From restorative justice to restorative practices: the experiences and journey of Newcastle as a restorative city.

Prof John Anderson1

1University Of Newcastle, Newcastle, Australia

The concept of restorative justice underpins the broader notion of restorative practices. The roots of restorative justice can be found in our approaches to dealing with young offenders and developing rehabilitative models of youth conferencing. These models focus on offenders taking responsibility for misconduct and taking action to repair harm done and restore relationships. Through this process, the victim of such misconduct and the community are restored to their previous status or may receive compensation or healing. Together with some form of punishment, this restorative process can allow for reintegration of an offender into the community rather than alienating them and continuing the cycle of offending. A number of innovative and successful models of restorative justice operate throughout Australia, including in Newcastle. Over time the restorative movement, having gained a measure of community acceptance, has evolved ‘beyond the repair of harm caused by criminal conduct to addressing problems in schools, social services, workplaces and neighbourhoods’.

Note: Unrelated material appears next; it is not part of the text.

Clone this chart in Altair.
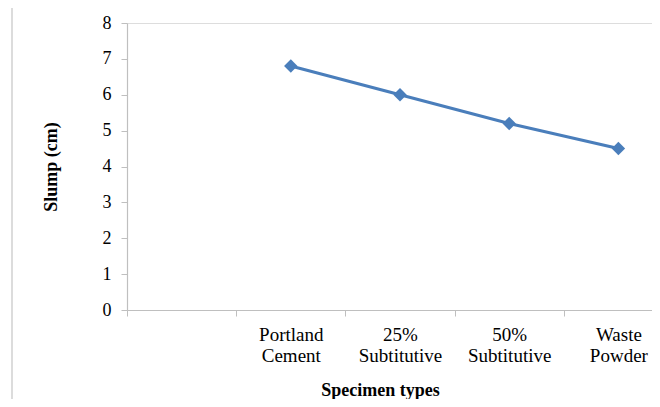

Newcastle is on a journey to becoming a restorative city. This began with a symposium in June 2018 where restorative initiatives and practices operating in the city were showcased and successfully demonstrated that an innovative, different and relational approach to conflict can have benefits across the community. This journey is continuing with the Newcastle as a Restorative City Initiative (NRC) represented by a broad cross section of community groups, including the university. NRC is working across key organisations in education, health, justice, business and social services to support and develop projects using restorative approaches to help solve problems, including in the criminal justice system with a focus on offending by youths.


Biography:

John Anderson PhD is a Professor at the Newcastle Law School and Deputy Head of Faculty, Faculty of Business and Law at the University of Newcastle, NSW. He has extensive practical and academic experience in criminal law and evidence. He has published widely on criminal law and justice issues, including sentencing and procedure. His research focuses on matters relating to equity and fairness in sentencing, which extends to sentencing options, restorative practices, parole and recidivism. He is a leading researcher on the Newcastle as a Restorative City Initiative and is also involved in multi-disciplinary research on elder abuse and advance personal planning. He is a chief investigator on a current ARC discovery project, “Taking Action: Increasing Advance Personal Planning for Older Community Dwelling Adults”. He has co-ordinated and taught across various courses, including Criminal Law and Procedure, Advanced Criminal Law, Evidence and Sports Law.